February 6, 2016

Connecting machines in a local network using Elixir nodes

Distribution out-of-box is one of the great features any Elixir application can have due to how Erlang VM operates, and it is one of the reasons the language is gaining popularity.

It is the ability to easily create clusters (scaling horizontally) instead of depending in one single machine resources (scaling vertically) to perform any computation. The most important, you can get this advantage of a distributed system anytime, without modifying any core functionality of your project.

Assuming that:

  • both machines are in the same network;
  • they can communicate with each other;
  • both have Elixir installed.

For this basic example, the machines will simply run iex, one machine will create a simple function to display its node name. The another machine will execute the remote function and receive the output.

Setup

Machine 1 has IP 172.16.0.1 and machine 2 has IP 172.16.0.2.

On machine 172.16.0.1

iex --name machine1@172.16.0.1 --cookie somecookie

On machine 172.16.0.2

iex --name machine2@172.16.0.2 --cookie somecookie

Both machines need to define a common word/phrase using the argument --cookie. If the machines have different cookies they cannot connect with each other.

Connection

To establish a connection, let's use the function Node.connect/1. In the machine 1:

iex(machine1@172.16.0.1)1> Node.list
[]

iex(machine1@172.16.0.1)2> Node.connect :"machine2@172.16.0.2"
true

iex(machine1@172.16.0.1)3> Node.list
[:"machine2@172.16.0.2"]

As long the machine 1 is connected with machine 2 the message exchange can happen in both ways, it doesn't matter what machine started the connection.
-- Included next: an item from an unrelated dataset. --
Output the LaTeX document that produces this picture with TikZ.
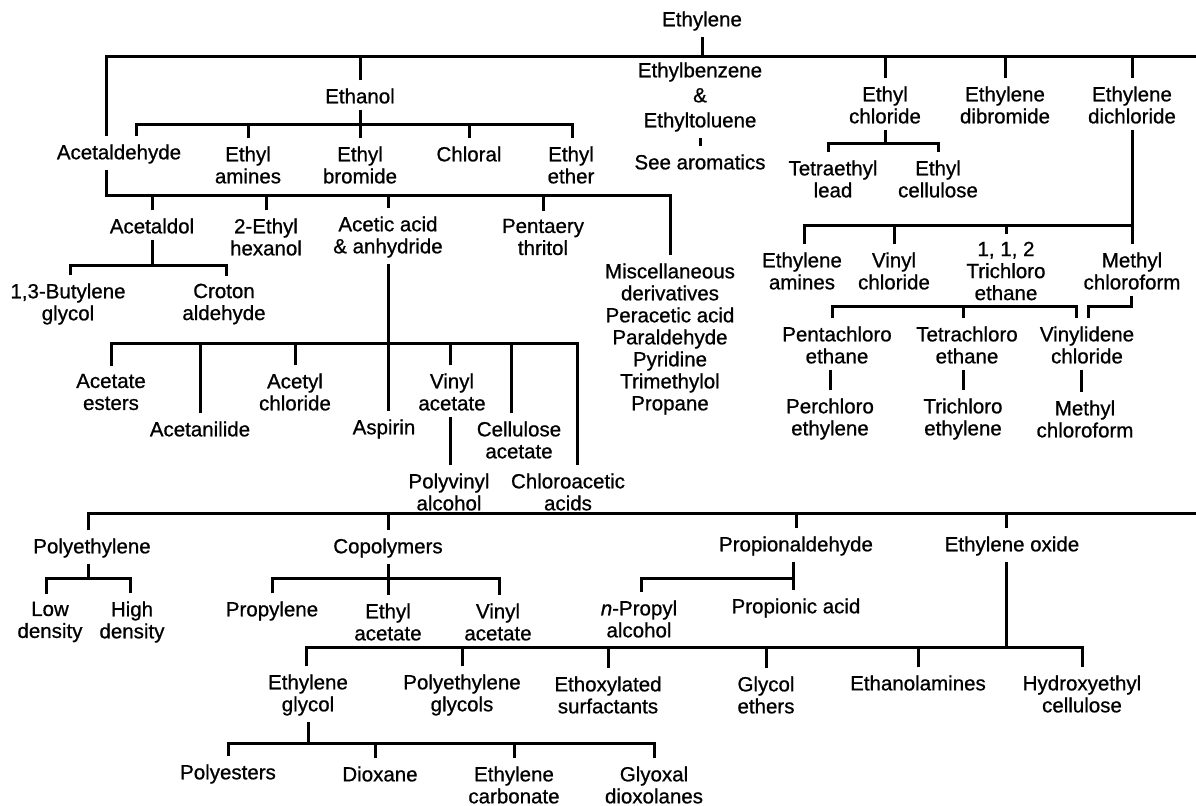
\documentclass[tikz,border=0pt]{standalone}
\usepackage{fontspec}
\setmainfont[FakeBold=0.8]{Liberation Sans}
\newcommand\lblfont{\fontsize{20.5bp}{22bp}\selectfont}
\begin{document}
\begin{tikzpicture}[x=1bp,y=-1bp,
  lbl/.style={font=\lblfont, align=center, inner xsep=1bp, inner ysep=6bp},
  conn/.style={line width=3bp, line join=miter},
  up/.style={yshift=2bp}]
\useasboundingbox (0,0) rectangle (1196,806);
% ---------------- nodes ----------------
\node[lbl] (ethylene) at (702,21) {Ethylene};
\node[lbl] (ethanol) at (360,96) {Ethanol};
\node[lbl] (ethylbenz) at (700,97) {Ethylbenzene\\[3bp]\&\\[3bp]Ethyltoluene};
\node[lbl] (seearom) at (700,162) {See aromatics};
\node[lbl] (ethylchl) at (885,105) {Ethyl\\chloride};
\node[lbl] (dibrom) at (1005,105) {Ethylene\\dibromide};
\node[lbl] (dichlor) at (1132,105) {Ethylene\\dichloride};
\node[lbl] (acetald) at (119,154) {Acetaldehyde};
\node[lbl] (ethylamines) at (248,165) {Ethyl\\amines};
\node[lbl] (ethylbrom) at (360,165) {Ethyl\\bromide};
\node[lbl] (chloral) at (469,154) {Chloral};
\node[lbl] (ethylether) at (571,165) {Ethyl\\ether};
\node[lbl] (tetraethyl) at (833,179) {Tetraethyl\\lead};
\node[lbl] (ethylcell) at (938,179) {Ethyl\\cellulose};
\node[lbl] (acetaldol) at (152,226) {Acetaldol};
\node[lbl] (ethylhex) at (266,237) {2-Ethyl\\hexanol};
\node[lbl] (acetic) at (388,237) {Acetic acid\\\& anhydride};
\node[lbl] (pentaery) at (543,237) {Pentaery\\thritol};
\node[lbl] (misc) at (670,339) {Miscellaneous\\derivatives\\Peracetic acid\\Paraldehyde\\Pyridine\\Trimethylol\\Propane};
\node[lbl] (butylene) at (68,304) {1,3-Butylene\\glycol};
\node[lbl] (croton) at (224,304) {Croton\\aldehyde};
\node[lbl] (ethyleneamines) at (802,271) {Ethylene\\amines};
\node[lbl] (vinylchl) at (894,271) {Vinyl\\chloride};
\node[lbl] (trichloroethane) at (1006,271) {1, 1, 2\\Trichloro\\ethane};
\node[lbl] (methylchl) at (1132,271) {Methyl\\chloroform};
\node[lbl] (pentachl) at (837,345) {Pentachloro\\ethane};
\node[lbl] (tetrachl) at (967,345) {Tetrachloro\\ethane};
\node[lbl] (vinylidene) at (1087,345) {Vinylidene\\chloride};
\node[lbl] (perchl) at (830,419) {Perchloro\\ethylene};
\node[lbl] (trichlethylene) at (963,419) {Trichloro\\ethylene};
\node[lbl] (methylchltwo) at (1085,419) {Methyl\\chloroform};
\node[lbl] (acetesters) at (111,392) {Acetate\\esters};
\node[lbl] (acetanilide) at (200,429) {Acetanilide};
\node[lbl] (acetylchl) at (295,392) {Acetyl\\chloride};
\node[lbl] (aspirin) at (384,429) {Aspirin};
\node[lbl] (vinylacet) at (452,392) {Vinyl\\acetate};
\node[lbl] (cellacet) at (519,440) {Cellulose\\acetate};
\node[lbl] (chloroacetic) at (568,492) {Chloroacetic\\acids};
\node[lbl] (polyvinyl) at (449,492) {Polyvinyl\\alcohol};
\node[lbl] (polyethylene) at (92,548) {Polyethylene};
\node[lbl] (copolymers) at (388,548) {Copolymers};
\node[lbl] (propionald) at (796,546) {Propionaldehyde};
\node[lbl] (ethyleneoxide) at (1012,546) {Ethylene oxide};
\node[lbl] (lowdens) at (50,622) {Low\\density};
\node[lbl] (highdens) at (132,622) {High\\density};
\node[lbl] (propylene) at (272,611) {Propylene};
\node[lbl] (ethylacet) at (388,622) {Ethyl\\acetate};
\node[lbl] (vinylacettwo) at (498,622) {Vinyl\\acetate};
\node[lbl] (npropyl) at (639,619) {\textit{n}-Propyl\\alcohol};
\node[lbl] (propionic) at (796,608) {Propionic acid};
\node[lbl] (ethglycol) at (308,695) {Ethylene\\glycol};
\node[lbl] (peg) at (462,695) {Polyethylene\\glycols};
\node[lbl] (ethoxy) at (608,695) {Ethoxylated\\surfactants};
\node[lbl] (glycolethers) at (766,695) {Glycol\\ethers};
\node[lbl] (ethanolamines) at (918,683) {Ethanolamines};
\node[lbl] (hydroxy) at (1082,694) {Hydroxyethyl\\cellulose};
\node[lbl] (polyesters) at (228,774) {Polyesters};
\node[lbl] (dioxane) at (380,774) {Dioxane};
\node[lbl] (ethcarb) at (514,785) {Ethylene\\carbonate};
\node[lbl] (glyoxal) at (654,785) {Glyoxal\\dioxolanes};
% ---------------- bar coordinates ----------------
\coordinate (A0L) at (106,57);   \coordinate (A0R) at (1196,57);
\coordinate (eL) at (136,124);   \coordinate (eR) at (572,124);
\coordinate (aL) at (106,195);   \coordinate (aR) at (670,195);
\coordinate (bL) at (70,265);    \coordinate (bR) at (226,265);
\coordinate (cL) at (111,343);   \coordinate (cR) at (577,343);
\coordinate (cAsp) at (388,343); \coordinate (cVin) at (450,343); \coordinate (cCel) at (511,343);
\coordinate (fL) at (828,143);   \coordinate (fR) at (938,143);
\coordinate (dL) at (804,225);   \coordinate (dR) at (1131,225);
\coordinate (gL) at (832,306);   \coordinate (gR) at (1076,306); \coordinate (gT) at (963,306);
\coordinate (hL) at (1088,306);  \coordinate (hR) at (1131,306);
\coordinate (vx) at (1081,380);
\coordinate (mL) at (88,513);    \coordinate (mR) at (1196,513); \coordinate (mEO) at (1006,513);
\coordinate (pL) at (46,578);    \coordinate (pR) at (130,578);  \coordinate (pM) at (88,578);
\coordinate (qL) at (272,578);   \coordinate (qR) at (499,578);
\coordinate (rL) at (641,578);   \coordinate (rR) at (793,578);
\coordinate (sL) at (306,647);   \coordinate (sR) at (1082,647); \coordinate (sM) at (1006,647);
\coordinate (uL) at (228,743);   \coordinate (uR) at (654,743);  \coordinate (uD) at (375,743);
% ---------------- connectors ----------------
\begin{scope}[conn]
% Ethylene
\draw (ethylene.south) -- (ethylene.south |- A0L);
\draw ([up]acetald.north -| A0L) -- (A0L) -- (A0R);
\foreach \n in {ethanol,ethylchl,dibrom,dichlor}
  \draw ([up]\n.north) -- (\n.north |- A0L);
\draw (ethylbenz.south) -- ([up]seearom.north);
% Ethanol
\draw (ethanol.south) -- (ethanol.south |- eL);
\draw ([up]acetald.north -| eL) -- (eL) -- (eR) -- ([up]ethylether.north -| eR);
\foreach \n in {ethylamines,ethylbrom,chloral}
  \draw ([up]\n.north) -- (\n.north |- eL);
% Acetaldehyde
\draw (acetald.south -| aL) -- (aL) -- (aR) -- ([up]misc.north -| aR);
\foreach \n in {acetaldol,ethylhex,acetic,pentaery}
  \draw ([up]\n.north) -- (\n.north |- aL);
% Acetaldol
\draw (acetaldol.south) -- (acetaldol.south |- bL);
\draw ([up]butylene.north -| bL) -- (bL) -- (bR) -- ([up]croton.north -| bR);
% Acetic acid
\draw (acetic.south) -- (acetic.south |- cL);
\draw ([up]acetesters.north -| cL) -- (cL) -- (cR) -- ([up]chloroacetic.north -| cR);
\foreach \n in {acetanilide,acetylchl}
  \draw ([up]\n.north) -- (\n.north |- cL);
\draw ([up]aspirin.north -| cAsp) -- (cAsp);
\draw ([up]vinylacet.north -| cVin) -- (cVin);
\draw ([up]cellacet.north -| cCel) -- (cCel);
\draw (vinylacet.south -| cVin) -- ([up]polyvinyl.north -| cVin);
% Ethyl chloride
\draw (ethylchl.south) -- (ethylchl.south |- fL);
\draw ([up]tetraethyl.north -| fL) -- (fL) -- (fR) -- ([up]ethylcell.north -| fR);
% Ethylene dichloride
\draw (dichlor.south) -- ([up]methylchl.north);
\draw ([up]ethyleneamines.north -| dL) -- (dL) -- (dR);
\foreach \n in {vinylchl,trichloroethane}
  \draw ([up]\n.north) -- (\n.north |- dL);
% 1,1,2 Trichloro ethane
\draw (trichloroethane.south) -- (trichloroethane.south |- gL);
\draw ([up]pentachl.north -| gL) -- (gL) -- (gR) -- ([up]vinylidene.north -| gR);
\draw ([up]tetrachl.north -| gT) -- (gT);
% Methyl chloroform
\draw (methylchl.south -| hR) -- (hR) -- (hL) -- ([up]vinylidene.north -| hL);
% lower chlorinated products
\draw (perchl.north |- pentachl.south) -- ([up]perchl.north);
\draw (trichlethylene.north |- tetrachl.south) -- ([up]trichlethylene.north);
\draw (vinylidene.south -| vx) -- ([up]methylchltwo.north -| vx);
% second main bar
\draw ([up]polyethylene.north -| mL) -- (mL) -- (mR);
\foreach \n in {copolymers,propionald}
  \draw ([up]\n.north) -- (\n.north |- mL);
\draw ([up]ethyleneoxide.north -| mEO) -- (mEO);
% Polyethylene
\draw (polyethylene.south -| pM) -- (pM);
\draw ([up]lowdens.north -| pL) -- (pL) -- (pR) -- ([up]highdens.north -| pR);
% Copolymers
\draw (copolymers.south) -- ([up]ethylacet.north);
\draw ([up]propylene.north -| qL) -- (qL) -- (qR) -- ([up]vinylacettwo.north -| qR);
% Propionaldehyde
\draw (propionald.south -| rR) -- ([up]propionic.north -| rR);
\draw (rR) -- (rL) -- ([up]npropyl.north -| rL);
% Ethylene oxide
\draw (ethyleneoxide.south -| sM) -- (sM);
\draw ([up]ethglycol.north -| sL) -- (sL) -- (sR) -- ([up]hydroxy.north -| sR);
\foreach \n in {peg,ethoxy,glycolethers,ethanolamines}
  \draw ([up]\n.north) -- (\n.north |- sL);
% Ethylene glycol
\draw (ethglycol.south) -- (ethglycol.south |- uL);
\draw ([up]polyesters.north -| uL) -- (uL) -- (uR) -- ([up]glyoxal.north -| uR);
\draw ([up]dioxane.north -| uD) -- (uD);
\draw ([up]ethcarb.north) -- (ethcarb.north |- uL);
\end{scope}
\end{tikzpicture}
\end{document}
Executing code in a remote node

Let's create a very simple function that will return a greetings message from the node that executes the code.

iex(machine1@172.16.0.1)4> greetings = fn -> IO.puts "Hello from #{Node.self}" end
#Function<20.54118792/0 in :erl_eval.expr/5>

iex(machine1@172.16.0.1)5> Node.spawn(:"machine2@172.16.0.2", greetings)
#PID<9071.68.0>
Hello from machine2@172.16.0.2

The function Node.self/0 returns the node name, showing that the code was executed in the machine 2.

Node.spawn/2 spawns a process in a node (in our case, a remote one) passing a function to be executed. The return is a PID (the process id in the remote node) following by the output of the function passed.